Your goal: Output every line exactly as written. Leave out pictures.

Plotting code records
━━━━
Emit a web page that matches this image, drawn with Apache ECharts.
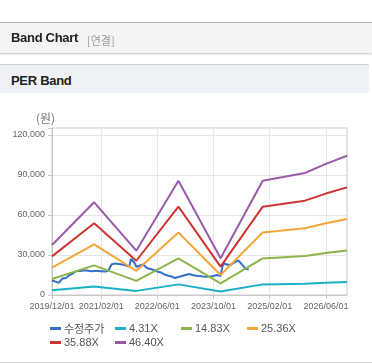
<!DOCTYPE html>
<html>
<head>
<meta charset="utf-8">
<script src="https://cdn.jsdelivr.net/npm/echarts@6/dist/echarts.min.js"></script>
<style>
  html, body { margin: 0; padding: 0; background: #fff; width: 372px; height: 364px; overflow: hidden; font-family: "Liberation Sans", "Noto Sans CJK KR", sans-serif; }
  #bar1 { position: absolute; left: 0; top: 22px; width: 372px; height: 30px; background: #f4f4f4; border-top: 1px solid #b5b5b5; box-shadow: 0 1px 2px rgba(0,0,0,0.25); z-index: 2; }
  #bar1 .t { position: absolute; left: 11px; top: 7px; font-size: 13px; font-weight: bold; color: #222; letter-spacing: -0.3px; }
  #bar1 .s { position: absolute; left: 87px; top: 9px; font-size: 11px; color: #999; font-family: "Noto Sans CJK KR", sans-serif; }
  #bar2 { position: absolute; left: 0; top: 64px; width: 369px; height: 28px; background: #eef2f7; border-top: 1px solid #d0d0d0; z-index: 2; }
  #bar2 .t { position: absolute; left: 11px; top: 8px; font-size: 13px; font-weight: bold; color: #222; letter-spacing: -0.3px; }
  #bottom { position: absolute; left: 0; top: 362px; width: 372px; height: 1px; background: #d5d5d5; z-index: 2; }
  #chart { position: absolute; left: 0; top: 0; width: 372px; height: 364px; z-index: 1; }
</style>
</head>
<body>
<div id="bar1"><span class="t">Band Chart</span><span class="s">[연결]</span></div>
<div id="bar2"><span class="t">PER Band</span></div>
<div id="bottom"></div>
<div id="chart"></div>
<script>
// Semi-monthly categories from 2019/12/01 to 2026/12/01
const categories = [];
for (let m = 0; m <= 84; m++) {
  const y = 2019 + Math.floor((11 + m) / 12);
  const mo = ((11 + m) % 12) + 1;
  const mm = String(mo).padStart(2, '0');
  categories.push(y + '/' + mm + '/01');
  if (m < 84) categories.push(y + '/' + mm + '/16');
}
const labelIdx = [0, 28, 60, 92, 124, 156]; // 2019/12, 2021/02, 2022/06, 2023/10, 2025/02, 2026/06

const seriesNames = ['수정주가', '4.31X', '14.83X', '25.36X', '35.88X', '46.40X'];
const colors = ['#3470c9', '#1ab0c6', '#8cb54b', '#f4a63a', '#cf3530', '#9a5ba6'];

// Band key points (category indices)
const bandIdx = [0, 24, 48, 72, 96, 120, 144, 156, 168];
const per431  = [3483, 6456, 3086, 7961, 2556, 7961, 8499, 9137, 9700];
const per1483 = [11983, 22215, 10618, 27391, 8794, 27391, 29245, 31440, 33368];
const per2536 = [20491, 37989, 18158, 46840, 15038, 46840, 50010, 53763, 57060];
const per3588 = [28991, 53748, 25690, 66270, 21277, 66270, 70755, 76066, 80730];
const per4640 = [37491, 69507, 33222, 85701, 27515, 85701, 91501, 98368, 104400];

// Adjusted price
const priceIdx = [0,2,4,5,6,8,10,12,14,16,18,20,22,24,26,28,30,32,33,34,36,38,40,42,44,45,46,47,48,50,52,54,56,58,60,62,64,66,68,70,72,74,76,78,80,82,84,86,88,90,92,94,96,97,98,100,102,104,106,108,110,112];
const priceVals = [10900,10000,9200,9300,12400,12750,15000,16300,18000,18000,18400,18400,17800,18000,18000,17800,17600,18000,19500,23000,23600,23250,22900,22100,21400,27000,28100,24000,21200,22100,22900,20250,19500,18750,17600,16900,15400,14600,13900,12750,13500,14250,15000,15750,15000,14500,14250,13900,13700,13900,14250,15000,14250,21400,23800,22700,22900,24400,26000,23250,19900,19100];

const yTicks = [0, 30000, 60000, 90000, 120000];

function pairs(idx, vals) { return idx.map((x, i) => [x, vals[i]]); }
const seriesData = [
  pairs(priceIdx, priceVals),
  pairs(bandIdx, per431),
  pairs(bandIdx, per1483),
  pairs(bandIdx, per2536),
  pairs(bandIdx, per3588),
  pairs(bandIdx, per4640)
];

const legendPos = [[50, 323], [115, 323], [181, 323], [247, 323], [50, 337], [115, 337]];

const chart = echarts.init(document.getElementById('chart'), null, { renderer: 'canvas' });
chart.setOption({
  animation: false,
  color: colors,
  textStyle: { fontFamily: 'Liberation Sans' },
  grid: { left: 52, right: 25, top: 128, bottom: 69, show: true, borderColor: '#c8c8c8', borderWidth: 1, backgroundColor: 'transparent' },
  legend: seriesNames.map((n, i) => ({
    data: [n], left: legendPos[i][0], top: legendPos[i][1],
    icon: 'rect', itemWidth: 11, itemHeight: 3, itemGap: 0,
    textStyle: { fontSize: 11, color: '#555', fontFamily: n === '수정주가' ? 'Noto Sans CJK KR' : 'Liberation Sans', padding: [0, 0, 0, -2] },
    padding: 0, selectedMode: false
  })),
  graphic: [{ type: 'text', left: 36, top: 112, style: { text: '(원)', fontSize: 12, fill: '#777', fontFamily: 'Noto Sans CJK KR' } }],
  xAxis: {
    type: 'category', data: categories, boundaryGap: false,
    axisLine: { lineStyle: { color: '#c8c8c8' } },
    axisTick: { show: true, length: 4, lineStyle: { color: '#c8c8c8' }, interval: (i) => labelIdx.includes(i) },
    axisLabel: { interval: (i) => labelIdx.includes(i), fontSize: 9, color: '#666', margin: 7, hideOverlap: false },
    splitLine: { show: true, interval: (i) => labelIdx.includes(i), lineStyle: { color: '#e6e6e6' } }
  },
  yAxis: {
    type: 'value', min: 0, max: 125250, interval: 30000,
    axisLine: { show: true, lineStyle: { color: '#c8c8c8' } },
    axisTick: { show: true, length: 4, lineStyle: { color: '#c8c8c8' } },
    axisLabel: { fontSize: 9, color: '#666', margin: 7, formatter: (v) => yTicks.includes(v) ? v.toLocaleString('en-US') : '' },
    splitLine: { show: true, lineStyle: { color: '#e6e6e6' } }
  },
  series: seriesNames.map((n, i) => ({
    name: n, type: 'line', data: seriesData[i], showSymbol: false, symbol: 'none',
    lineStyle: { width: 2, color: colors[i] }, itemStyle: { color: colors[i] }
  }))
});
</script>
</body>
</html>
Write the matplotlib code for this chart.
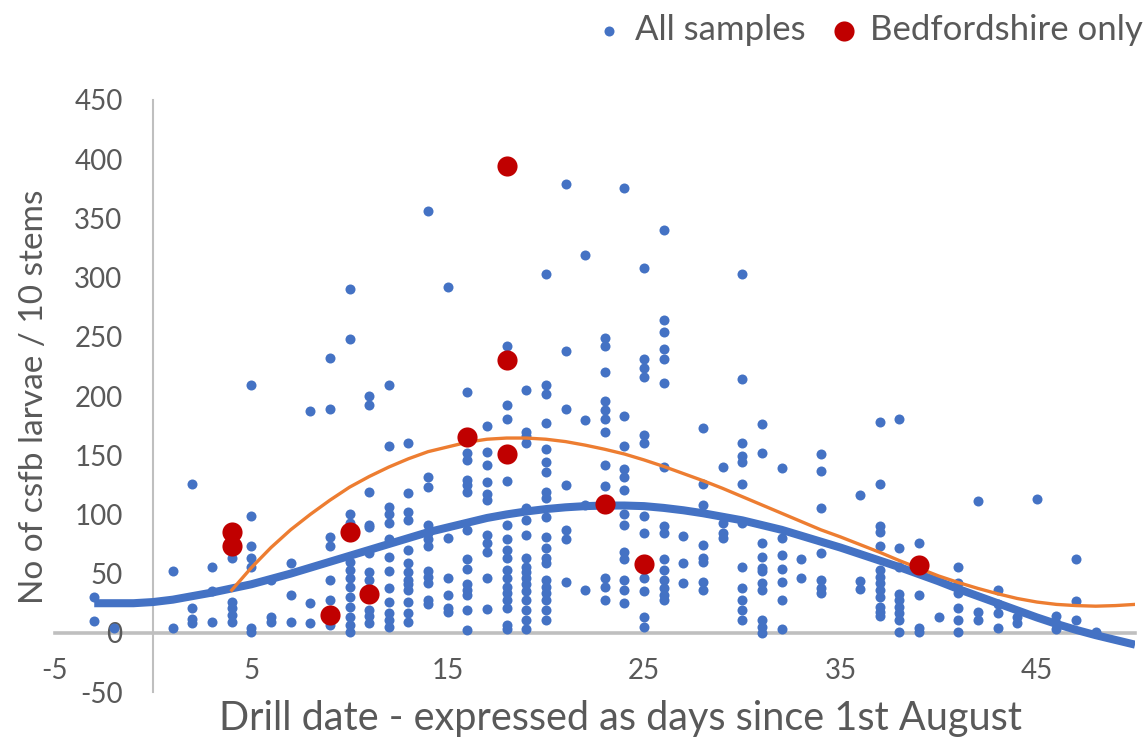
━━━━
Final result:
Emit a web page that matches this image, drawn with Apache ECharts.
<!DOCTYPE html>
<html>
<head>
<meta charset="utf-8">
<script src="https://cdn.jsdelivr.net/npm/echarts@6/dist/echarts.min.js"></script>
<style>
  html, body { margin: 0; padding: 0; background: #fff; width: 372px; height: 364px; overflow: hidden; font-family: "Liberation Sans", "Noto Sans CJK KR", sans-serif; }
  #bar1 { position: absolute; left: 0; top: 22px; width: 372px; height: 30px; background: #f4f4f4; border-top: 1px solid #b5b5b5; box-shadow: 0 1px 2px rgba(0,0,0,0.25); z-index: 2; }
  #bar1 .t { position: absolute; left: 11px; top: 7px; font-size: 13px; font-weight: bold; color: #222; letter-spacing: -0.3px; }
  #bar1 .s { position: absolute; left: 87px; top: 9px; font-size: 11px; color: #999; font-family: "Noto Sans CJK KR", sans-serif; }
  #bar2 { position: absolute; left: 0; top: 64px; width: 369px; height: 28px; background: #eef2f7; border-top: 1px solid #d0d0d0; z-index: 2; }
  #bar2 .t { position: absolute; left: 11px; top: 8px; font-size: 13px; font-weight: bold; color: #222; letter-spacing: -0.3px; }
  #bottom { position: absolute; left: 0; top: 362px; width: 372px; height: 1px; background: #d5d5d5; z-index: 2; }
  #chart { position: absolute; left: 0; top: 0; width: 372px; height: 364px; z-index: 1; }
</style>
</head>
<body>
<div id="bar1"><span class="t">Band Chart</span><span class="s">[연결]</span></div>
<div id="bar2"><span class="t">PER Band</span></div>
<div id="bottom"></div>
<div id="chart"></div>
<script>
// Semi-monthly categories from 2019/12/01 to 2026/12/01
const categories = [];
for (let m = 0; m <= 84; m++) {
  const y = 2019 + Math.floor((11 + m) / 12);
  const mo = ((11 + m) % 12) + 1;
  const mm = String(mo).padStart(2, '0');
  categories.push(y + '/' + mm + '/01');
  if (m < 84) categories.push(y + '/' + mm + '/16');
}
const labelIdx = [0, 28, 60, 92, 124, 156]; // 2019/12, 2021/02, 2022/06, 2023/10, 2025/02, 2026/06

const seriesNames = ['수정주가', '4.31X', '14.83X', '25.36X', '35.88X', '46.40X'];
const colors = ['#3470c9', '#1ab0c6', '#8cb54b', '#f4a63a', '#cf3530', '#9a5ba6'];

// Band key points (category indices)
const bandIdx = [0, 24, 48, 72, 96, 120, 144, 156, 168];
const per431  = [3483, 6456, 3086, 7961, 2556, 7961, 8499, 9137, 9700];
const per1483 = [11983, 22215, 10618, 27391, 8794, 27391, 29245, 31440, 33368];
const per2536 = [20491, 37989, 18158, 46840, 15038, 46840, 50010, 53763, 57060];
const per3588 = [28991, 53748, 25690, 66270, 21277, 66270, 70755, 76066, 80730];
const per4640 = [37491, 69507, 33222, 85701, 27515, 85701, 91501, 98368, 104400];

// Adjusted price
const priceIdx = [0,2,4,5,6,8,10,12,14,16,18,20,22,24,26,28,30,32,33,34,36,38,40,42,44,45,46,47,48,50,52,54,56,58,60,62,64,66,68,70,72,74,76,78,80,82,84,86,88,90,92,94,96,97,98,100,102,104,106,108,110,112];
const priceVals = [10900,10000,9200,9300,12400,12750,15000,16300,18000,18000,18400,18400,17800,18000,18000,17800,17600,18000,19500,23000,23600,23250,22900,22100,21400,27000,28100,24000,21200,22100,22900,20250,19500,18750,17600,16900,15400,14600,13900,12750,13500,14250,15000,15750,15000,14500,14250,13900,13700,13900,14250,15000,14250,21400,23800,22700,22900,24400,26000,23250,19900,19100];

const yTicks = [0, 30000, 60000, 90000, 120000];

function pairs(idx, vals) { return idx.map((x, i) => [x, vals[i]]); }
const seriesData = [
  pairs(priceIdx, priceVals),
  pairs(bandIdx, per431),
  pairs(bandIdx, per1483),
  pairs(bandIdx, per2536),
  pairs(bandIdx, per3588),
  pairs(bandIdx, per4640)
];

const legendPos = [[50, 323], [115, 323], [181, 323], [247, 323], [50, 337], [115, 337]];

const chart = echarts.init(document.getElementById('chart'), null, { renderer: 'canvas' });
chart.setOption({
  animation: false,
  color: colors,
  textStyle: { fontFamily: 'Liberation Sans' },
  grid: { left: 52, right: 25, top: 128, bottom: 69, show: true, borderColor: '#c8c8c8', borderWidth: 1, backgroundColor: 'transparent' },
  legend: seriesNames.map((n, i) => ({
    data: [n], left: legendPos[i][0], top: legendPos[i][1],
    icon: 'rect', itemWidth: 11, itemHeight: 3, itemGap: 0,
    textStyle: { fontSize: 11, color: '#555', fontFamily: n === '수정주가' ? 'Noto Sans CJK KR' : 'Liberation Sans', padding: [0, 0, 0, -2] },
    padding: 0, selectedMode: false
  })),
  graphic: [{ type: 'text', left: 36, top: 112, style: { text: '(원)', fontSize: 12, fill: '#777', fontFamily: 'Noto Sans CJK KR' } }],
  xAxis: {
    type: 'category', data: categories, boundaryGap: false,
    axisLine: { lineStyle: { color: '#c8c8c8' } },
    axisTick: { show: true, length: 4, lineStyle: { color: '#c8c8c8' }, interval: (i) => labelIdx.includes(i) },
    axisLabel: { interval: (i) => labelIdx.includes(i), fontSize: 9, color: '#666', margin: 7, hideOverlap: false },
    splitLine: { show: true, interval: (i) => labelIdx.includes(i), lineStyle: { color: '#e6e6e6' } }
  },
  yAxis: {
    type: 'value', min: 0, max: 125250, interval: 30000,
    axisLine: { show: true, lineStyle: { color: '#c8c8c8' } },
    axisTick: { show: true, length: 4, lineStyle: { color: '#c8c8c8' } },
    axisLabel: { fontSize: 9, color: '#666', margin: 7, formatter: (v) => yTicks.includes(v) ? v.toLocaleString('en-US') : '' },
    splitLine: { show: true, lineStyle: { color: '#e6e6e6' } }
  },
  series: seriesNames.map((n, i) => ({
    name: n, type: 'line', data: seriesData[i], showSymbol: false, symbol: 'none',
    lineStyle: { width: 2, color: colors[i] }, itemStyle: { color: colors[i] }
  }))
});
</script>
</body>
</html>
Write the matplotlib code for this chart.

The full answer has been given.